▶ [Written problem] Write the lines out exactly as they stand, from the one containing "Recreate this image" through the one containing "ax.set_xticklabels([str(t) for t", and only those. Omit pictures.

(Code that draws figures)

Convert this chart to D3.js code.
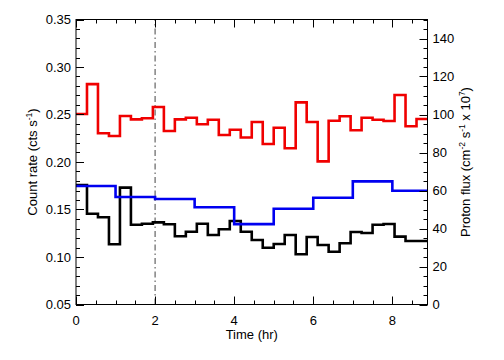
<!DOCTYPE html>
<html><head><meta charset="utf-8">
<script src="https://cdn.jsdelivr.net/npm/d3@7"></script>
<style>body{margin:0;background:#fff}svg{display:block}text{font-family:"Liberation Sans",Arial,Helvetica,sans-serif}</style>
</head><body><svg id="c" width="504" height="360"></svg>
<script>
// bin width 1000 s = 0.2778 hr; 32 bins
const binHours = 1000/3600;
const redRate = [0.2505,0.282,0.2302,0.2274,0.2484,0.2449,0.246,0.2579,0.2326,0.2449,0.2466,0.2397,0.2445,0.2284,0.234,0.2258,
  0.2421,0.2189,0.2361,0.2144,0.2628,0.2421,0.2007,0.2435,0.2481,0.2334,0.2466,0.2445,0.2432,0.2705,0.2376,0.2453];
const blackRate = [0.1758,0.1456,0.1418,0.1134,0.173,0.134,0.135,0.1365,0.1344,0.1218,0.1266,0.135,0.1232,0.1292,0.1379,0.1266,
  0.1179,0.1098,0.1137,0.1232,0.1029,0.1211,0.1126,0.1056,0.1144,0.1263,0.1253,0.134,0.1347,0.1214,0.1168,0.1168];
const protonHours = [0,1,2,3,4,5,6,7,8];
const protonFlux = [62.4,56.6,55.5,51.2,42.3,50.4,56.2,64.8,59.9];
const leftTicks = [0.05,0.10,0.15,0.20,0.25,0.30,0.35];
const rightTicks = [0,20,40,60,80,100,120,140];
const xTicks = [0,2,4,6,8];
const markerHour = 2;
const tMax = 32*binHours;

const svg = d3.select("#c");
const L=76,R=427.5,T=19.5,B=304.5;
const x = d3.scaleLinear().domain([0,tMax]).range([L,R]);
const yL = d3.scaleLinear().domain([0.05,0.35]).range([B,T]);
const yR = d3.scaleLinear().domain([0,150]).range([B,T]);

function stepPts(times, vals){
  const p = times.map((t,i)=>[t,vals[i]]);
  p.push([tMax, vals[vals.length-1]]);
  return p;
}
const binTimes = redRate.map((_,i)=>i*binHours);

// dashed marker
svg.append("line").attr("x1",x(markerHour)).attr("x2",x(markerHour)).attr("y1",B).attr("y2",T)
  .attr("stroke","#444").attr("stroke-width",1).attr("stroke-dasharray","6,3,1.5,3");

const lineL = d3.line().x(d=>x(d[0])).y(d=>yL(d[1])).curve(d3.curveStepAfter);
const lineR = d3.line().x(d=>x(d[0])).y(d=>yR(d[1])).curve(d3.curveStepAfter);
svg.append("path").attr("d",lineL(stepPts(binTimes,redRate))).attr("fill","none").attr("stroke","#f00000").attr("stroke-width",2.6);
svg.append("path").attr("d",lineL(stepPts(binTimes,blackRate))).attr("fill","none").attr("stroke","#000").attr("stroke-width",2.6);
svg.append("path").attr("d",lineR(stepPts(protonHours,protonFlux))).attr("fill","none").attr("stroke","#0000f0").attr("stroke-width",2.6);

// frame
const ax = svg.append("g").attr("stroke","#000").attr("stroke-width",1).attr("fill","none");
ax.append("rect").attr("x",L).attr("y",T).attr("width",R-L).attr("height",B-T);
d3.range(0.05,0.3501,0.01).forEach((v,i)=>{const len=(i%5===0)?8:4;const yy=Math.round(yL(v))+0.5;
  ax.append("line").attr("x1",L).attr("x2",L+len).attr("y1",yy).attr("y2",yy);});
d3.range(0,150.1,5).forEach((v,i)=>{const len=(i%4===0)?8:4;const yy=Math.round(yR(v))+0.5;
  ax.append("line").attr("x1",R).attr("x2",R-len).attr("y1",yy).attr("y2",yy);});
d3.range(0,tMax,0.5).forEach((v,i)=>{const len=(i%4===0)?8:4;const xx=Math.round(x(v))+0.5;
  ax.append("line").attr("x1",xx).attr("x2",xx).attr("y1",B).attr("y2",B-len);
  ax.append("line").attr("x1",xx).attr("x2",xx).attr("y1",T).attr("y2",T+len);});

const fs=13;
svg.selectAll(".lt").data(leftTicks).enter().append("text").attr("x",L-5).attr("y",d=>yL(d)+4.5)
  .attr("text-anchor","end").attr("font-size",fs).text(d=>d.toFixed(2));
svg.selectAll(".rt").data(rightTicks).enter().append("text").attr("x",R+5).attr("y",d=>yR(d)+4.5)
  .attr("text-anchor","start").attr("font-size",fs).text(d=>d);
svg.selectAll(".xt").data(xTicks).enter().append("text").attr("x",d=>x(d)).attr("y",325)
  .attr("text-anchor","middle").attr("font-size",fs).text(d=>d);
svg.append("text").attr("x",(L+R)/2).attr("y",339).attr("text-anchor","middle").attr("font-size",fs).text("Time (hr)");

function title(xp, parts){
  const t = svg.append("text").attr("transform",`translate(${xp},${(T+B)/2}) rotate(-90)`)
    .attr("text-anchor","middle").attr("font-size",fs);
  let prevSup=false;
  parts.forEach(p=>{
    const ts=t.append("tspan").text(p.t);
    if(p.sup){ts.attr("font-size",8.5).attr("dy",-5.5);prevSup=true;}
    else if(prevSup){ts.attr("dy",5.5);prevSup=false;}
  });
}
title(37,[{t:"Count rate (cts  s"},{t:"-1",sup:true},{t:")"}]);
title(470,[{t:"Proton flux (cm"},{t:"-2",sup:true},{t:" s"},{t:"-1",sup:true},{t:" x 10"},{t:"7",sup:true},{t:")"}]);
</script></body></html>
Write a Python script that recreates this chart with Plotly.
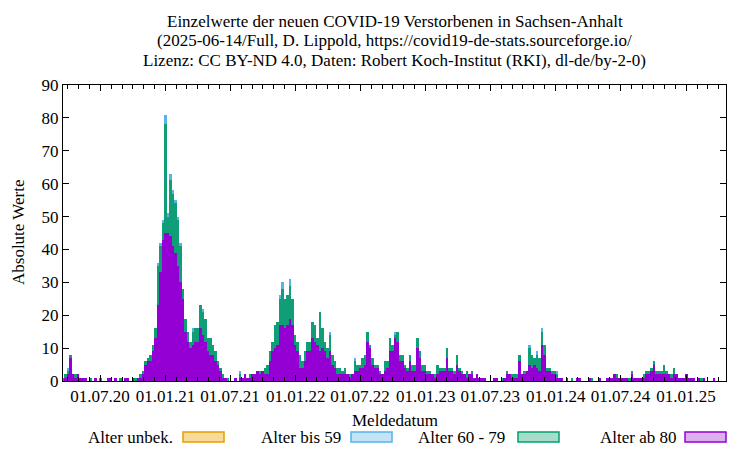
import pandas as pd
import plotly.graph_objects as go

# Weekly reading of the daily values (week starting dates from 2020-03-16)
start_date = "2020-03-16"

ab80 = [0,1,2,7,2,1,2,1,1,1,
        0,0,0,1,0,0,0,0,1,1,
        0,1,0,0,0,1,1,0,1,0,
        1,1,2,5,6,6,9,13,23,33,
        43,45,45,44,41,39,35,30,25,15,
        12,10,11,12,12,16,14,12,9,8,
        8,6,5,3,1,1,0,0,0,1,
        0,1,1,2,1,1,2,2,3,2,
        3,2,2,6,9,10,11,17,17,16,
        17,19,17,11,9,4,4,6,9,9,
        13,12,11,9,10,9,7,9,5,4,
        2,2,2,2,2,1,2,3,3,4,
        4,5,12,10,5,4,4,2,2,3,
        4,9,9,13,12,6,6,4,3,6,
        3,3,10,7,3,3,2,2,2,1,
        2,3,3,3,7,3,3,2,5,3,
        2,2,1,2,2,1,2,1,1,1,
        0,0,0,1,1,0,0,1,2,2,
        1,1,1,6,2,2,3,5,4,5,
        4,3,11,8,3,3,2,2,1,1,
        1,0,1,0,0,0,1,1,0,0,
        0,1,0,0,0,1,0,0,1,1,
        1,2,1,1,1,1,1,0,2,1,
        1,1,1,1,2,2,3,5,2,2,
        2,2,2,2,1,2,2,1,1,1,
        2,1,1,1,0,1,0,1,0,0,
        0,1,0,0,0,0]

a60_79 = [1,1,1,1,0,1,0,0,0,0,
          0,1,0,0,0,1,0,0,0,0,
          0,0,0,1,0,0,0,0,0,1,
          0,1,1,1,1,2,2,3,12,8,
          5,33,5,17,16,15,14,11,3,4,
          3,2,4,4,4,7,7,7,4,5,
          3,3,1,1,1,0,1,0,0,0,
          0,1,0,0,0,1,0,0,0,1,
          0,2,3,3,3,7,7,8,11,9,
          9,10,8,3,3,4,2,3,3,3,
          5,5,2,12,6,3,3,5,3,2,
          2,2,1,2,0,1,0,3,2,1,
          3,3,3,1,2,1,1,1,0,3,
          2,4,2,1,3,2,2,1,1,2,
          2,2,3,2,2,2,1,1,0,1,
          3,1,1,1,3,1,1,1,3,1,
          1,0,2,0,1,0,0,0,0,0,
          0,0,0,0,0,0,1,0,1,0,
          1,1,1,2,0,1,0,5,4,2,
          4,4,4,3,1,1,1,1,1,0,
          0,0,0,0,1,0,0,0,0,0,
          0,0,1,0,0,0,0,0,0,0,
          0,0,1,0,0,0,0,1,1,0,
          0,0,0,1,1,1,1,1,1,1,
          1,3,1,0,1,2,0,0,0,0,
          0,0,0,0,0,0,1,0,0,0,
          0,0,0,0,0,0]

bis59 = [0,0,1,0,0,0,0,0,0,0,
         0,0,0,0,0,0,0,0,0,0,
         0,0,0,0,0,0,0,0,0,0,
         0,0,0,0,0,0,0,0,1,1,
         1,3,1,2,1,1,1,1,0,0,
         0,0,1,0,0,0,1,0,0,0,
         0,0,0,0,0,0,0,0,0,0,
         0,1,0,0,0,0,0,0,0,0,
         0,0,0,0,0,0,0,1,2,0,
         0,2,0,0,0,0,0,0,0,0,
         0,0,0,0,0,0,0,1,0,0,
         0,0,0,0,0,0,0,1,0,0,
         0,0,0,0,0,0,0,0,0,0,
         0,0,0,1,0,0,0,0,0,0,
         0,0,0,0,0,0,0,0,0,0,
         0,0,0,0,0,0,0,0,0,0,
         0,0,0,0,0,0,0,0,0,0,
         0,0,0,0,0,0,0,0,0,0,
         0,0,0,0,0,0,0,1,0,0,
         1,0,1,0,0,0,0,0,1,0,
         0,0,0,0,0,0,0,0,0,0,
         0,0,0,0,0,0,0,0,0,0,
         0,0,0,0,0,0,0,0,0,0,
         0,0,0,0,0,0,0,0,0,0,
         0,0,0,0,0,0,0,0,0,0,
         0,0,0,0,0,0,0,0,0,0,
         0,0,0,0,0,0]

legend_labels = ["Alter unbek.", "Alter bis 59", "Alter 60 - 79", "Alter ab 80"]
title_lines = ["Einzelwerte der neuen COVID-19 Verstorbenen in Sachsen-Anhalt",
               "(2025-06-14/Full, D. Lippold, https://covid19-de-stats.sourceforge.io/",
               "Lizenz: CC BY-ND 4.0, Daten: Robert Koch-Institut (RKI), dl-de/by-2-0)"]

weeks = pd.date_range(start_date, periods=len(ab80), freq="7D") + pd.Timedelta(hours=84)
week_ms = 7 * 24 * 3600 * 1000

FONT = "Liberation Serif"
FS = 17
fig = go.Figure()
for vals, col in [(ab80, "#9400D3"), (a60_79, "#0f9e76"), (bis59, "#56B4E9")]:
    fig.add_trace(go.Bar(x=weeks, y=vals, width=week_ms, marker=dict(color=col, line=dict(width=0)),
                         showlegend=False))

# page coordinates of the plot box (the page body has an 8px margin)
OFF = 8
L, R, T, B = 63, 726, 85, 381
W, H = 750 - OFF, 450 - OFF
pw, ph = R - L, B - T

def px(x):
    return (x - L) / pw

def py(y):
    return (B - y) / ph

annotations = []
for yy, line in zip([22, 41, 60], title_lines):
    annotations.append(dict(text=line, x=0.5, y=py(yy), xref="paper", yref="paper", showarrow=False,
                            xanchor="center", yanchor="middle", font=dict(family=FONT, size=FS, color="black")))
annotations.append(dict(text="Meldedatum", x=0.5, y=py(420), xref="paper", yref="paper", showarrow=False,
                        xanchor="center", yanchor="middle", font=dict(family=FONT, size=FS, color="black")))
annotations.append(dict(text="Absolute Werte", x=px(18), y=py(232), xref="paper", yref="paper", showarrow=False,
                        textangle=-90, xanchor="center", yanchor="middle", font=dict(family=FONT, size=FS, color="black")))

shapes = []
leg_text_right = [175, 343, 507, 678]
leg_box = [(183, 224), (351, 392), (518, 559), (685, 726)]
leg_fill = ["#f7d99a", "#c5e3f6", "#a6dcc8", "#dcb0ee"]
leg_line = ["#E69F00", "#56B4E9", "#009E73", "#9400D3"]
ly = 437
for lab, tr, (b0, b1), fc, lc in zip(legend_labels, leg_text_right, leg_box, leg_fill, leg_line):
    annotations.append(dict(text=lab, x=px(tr), y=py(ly), xref="paper", yref="paper", showarrow=False,
                            xanchor="right", yanchor="middle", font=dict(family=FONT, size=FS, color="black")))
    shapes.append(dict(type="rect", xref="paper", yref="paper", x0=px(b0), x1=px(b1),
                       y0=py(ly + 5), y1=py(ly - 5), fillcolor=fc, line=dict(color=lc, width=1.5)))

fig.update_layout(
    width=W, height=H,
    margin=dict(l=L - OFF, r=750 - R, t=T - OFF, b=450 - B),
    paper_bgcolor="white", plot_bgcolor="white",
    barmode="stack", bargap=0,
    font=dict(family=FONT, size=FS, color="black"),
    annotations=annotations, shapes=shapes,
    xaxis=dict(range=["2020-03-19", "2025-04-23"], type="date",
               tick0="2020-07-01", dtick="M6", tickformat="%d.%m.%y",
               ticks="inside", ticklen=6, tickcolor="black",
               minor=dict(dtick="M1", ticks="inside", ticklen=4, tickcolor="black"),
               showline=True, linecolor="black", linewidth=1, mirror="ticks",
               showgrid=False, zeroline=False,
               tickfont=dict(family=FONT, size=FS, color="black")),
    yaxis=dict(range=[0, 90], dtick=10, ticks="inside", ticklen=6, tickcolor="black",
               showline=True, linecolor="black", linewidth=1, mirror="ticks",
               showgrid=False, zeroline=False,
               tickfont=dict(family=FONT, size=FS, color="black")),
)

fig.write_html("out.html")
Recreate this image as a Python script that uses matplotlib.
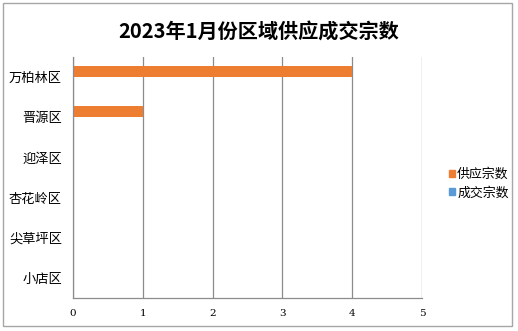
import matplotlib
matplotlib.use("Agg")
import matplotlib.pyplot as plt
from matplotlib.patches import Rectangle, Patch
import numpy as np

plt.rcParams['font.family'] = ['Noto Sans CJK SC', 'DejaVu Sans']

title = "2023年1月份区域供应成交宗数"
districts = ["万柏林区", "晋源区", "迎泽区", "杏花岭区", "尖草坪区", "小店区"]
supply = [4, 1, 0, 0, 0, 0]
deals = [0, 0, 0, 0, 0, 0]
series_names = ["供应宗数", "成交宗数"]
x_ticks = [0, 1, 2, 3, 4, 5]

orange = "#ED7D31"
blue = "#5B9BD5"
grid_col = "#8C8C8C"

fig = plt.figure(figsize=(5.18, 3.31), dpi=100)
fig.patch.set_facecolor("white")

# chart area border
fig.patches.append(Rectangle((0.005, 0.015), 0.984, 0.975, transform=fig.transFigure,
                             fill=False, edgecolor="#A6A6A6", linewidth=1.0))

ax = fig.add_axes([0.1409, 0.0997, 0.6737, 0.7281])

y = np.arange(len(districts))
h = 0.27
ax.barh(y - h / 2, supply, height=h, color=orange, label=series_names[0])
ax.barh(y + h / 2, deals, height=h, color=blue, label=series_names[1])

ax.set_ylim(len(districts) - 0.5, -0.5)
ax.set_yticks(y)
ax.set_yticklabels(districts, fontsize=9.5)
ax.set_xlim(0, 5)
ax.set_xticks(x_ticks)
ax.set_xticklabels([str(t) for t in x_ticks], fontsize=7.5, family="DejaVu Serif")

ax.xaxis.grid(True, color=grid_col, linewidth=0.9)
ax.set_axisbelow(True)
for s in ["top", "right"]:
    ax.spines[s].set_visible(False)
for s in ["left", "bottom"]:
    ax.spines[s].set_color(grid_col)
    ax.spines[s].set_linewidth(0.9)
ax.tick_params(axis="y", length=0, pad=8)
ax.tick_params(axis="x", length=0, pad=8)

fig.text(0.5, 0.905, title, ha="center", va="center", fontsize=14.5, fontweight="bold")

handles = [Patch(color=orange), Patch(color=blue)]
fig.legend(handles, series_names, loc="center left", bbox_to_anchor=(0.845, 0.445),
           frameon=False, fontsize=9.3, handlelength=0.45, handleheight=0.45,
           handletextpad=0.15, labelspacing=0.4)

fig.savefig("out.png", dpi=100)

▶ [Finished answer]
Recreate this image as a Python script that uses matplotlib.
import matplotlib
matplotlib.use("Agg")
import matplotlib.pyplot as plt
from matplotlib.patches import Rectangle, Patch
import numpy as np

plt.rcParams['font.family'] = ['Noto Sans CJK SC', 'DejaVu Sans']

title = "2023年1月份区域供应成交宗数"
districts = ["万柏林区", "晋源区", "迎泽区", "杏花岭区", "尖草坪区", "小店区"]
supply = [4, 1, 0, 0, 0, 0]
deals = [0, 0, 0, 0, 0, 0]
series_names = ["供应宗数", "成交宗数"]
x_ticks = [0, 1, 2, 3, 4, 5]

orange = "#ED7D31"
blue = "#5B9BD5"
grid_col = "#8C8C8C"

fig = plt.figure(figsize=(5.18, 3.31), dpi=100)
fig.patch.set_facecolor("white")

# chart area border
fig.patches.append(Rectangle((0.005, 0.015), 0.984, 0.975, transform=fig.transFigure,
                             fill=False, edgecolor="#A6A6A6", linewidth=1.0))

ax = fig.add_axes([0.1409, 0.0997, 0.6737, 0.7281])

y = np.arange(len(districts))
h = 0.27
ax.barh(y - h / 2, supply, height=h, color=orange, label=series_names[0])
ax.barh(y + h / 2, deals, height=h, color=blue, label=series_names[1])

ax.set_ylim(len(districts) - 0.5, -0.5)
ax.set_yticks(y)
ax.set_yticklabels(districts, fontsize=9.5)
ax.set_xlim(0, 5)
ax.set_xticks(x_ticks)
ax.set_xticklabels([str(t) for t in x_ticks], fontsize=7.5, family="DejaVu Serif")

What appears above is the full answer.